Ощущая естественность окружающих, Витус рассудил, что ему, человеку широких взглядов, негоже осуждать чужие нравы в чужой стороне, и вскоре смог справиться с неприятным впечатлением настолько, что стал есть, пить, разглядывать гостей и даже наслаждаться чудесной музыкой. Еще через короткое время изысканное вино поспособствовало расслаблению и снисхождению к местному колориту – ведь этруски не римляне! - так что участие женщин в мужском развлечении стало казаться ему пикантным. И хотя впоследствии за время отпуска он привык к вольности этрусских дам, и как будто бы не осуждал их, все же в глубине души не мог не считать их отталкивающе распутными. Мать Авла, госпожа Арунтия*******, при знакомстве произведшая на него приятное впечатление мягкой величавостью жестов и изящной лепкой чуть удлиненного лица, уже не казалась порядочной женщиной: для порядочной женщины она слишком много смеялась и ярко наряжалась. Да и к хозяину дома, благородному Титу, Витус преисполнился тщательно подавляемым презрением.

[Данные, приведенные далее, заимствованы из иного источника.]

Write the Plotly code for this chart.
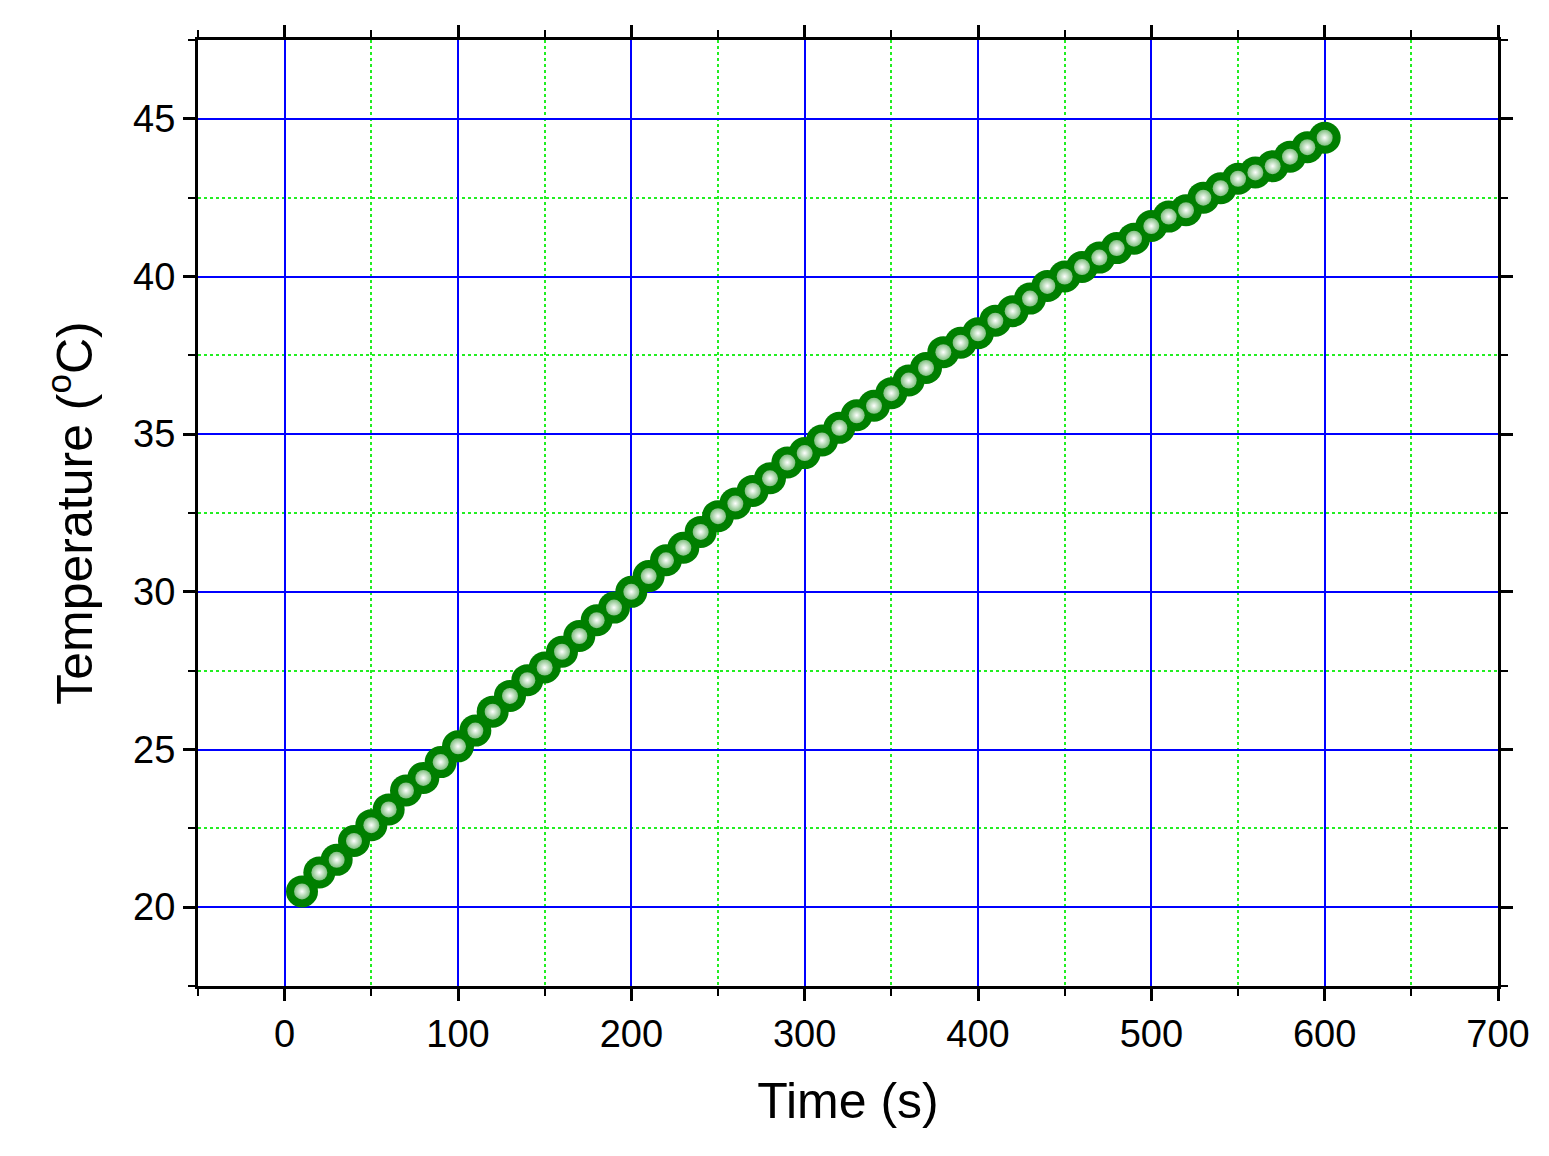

*Цензор  (от лат. censor, от censere «оценивать») — должностное лицо в Древнем Риме, осуществлявшее главным образом проведение ценза, в том числе надзор за нравами (отсюда проистекает nota censoria, то есть право цензора исключать провинившегося гражданина из сената или всаднического сословия, а также переводить в разряд эрариев (более низкий класс граждан), облагая дополнительным налогом).
**Около 3 кг. Libra – мера веса в Древнем Риме, равна 327,45г.
***В разное время в Риме были приняты законы об ограничении числа гостей на пиру, ограничивающие расходы на пиры твердыми суммами, об ограничении количества потребляемого мяса и др.
****Канфар – сосуд для питья в форме кубка на ножке и с двумя ручками.
*****Скафия – кубок в форме лодки.
*****Батиока – чаша без ножки и без ручки.
******В Риме лишь с середины 1 века до н.э., повсеместно утвердился обычай, чтобы женщины возлежали на пирах, как и мужчины. Действие романа условно происходит примерно за 100 лет до этого. В Этрурии женщины были гораздо свободнее римлянок.
*******Арунтия – этрусское женское имя. В античности у римлян женщины не имели личных имен и назывались по фамилии отца. Так, дочь Юлия звалась Юлией, Лукреция – Лукрецией и т.д. Если дочерей было несколько, им добавлялся «номер», напр., дочери Гортензия звались Гортензия прима (первая), Гортензия секунда (вторая) и т.д. Выйдя замуж, к фамилии отца женщине прибавлялась фамилия мужа. У этрусков женщины, как и мужчины, имели и носили свои собственные имена.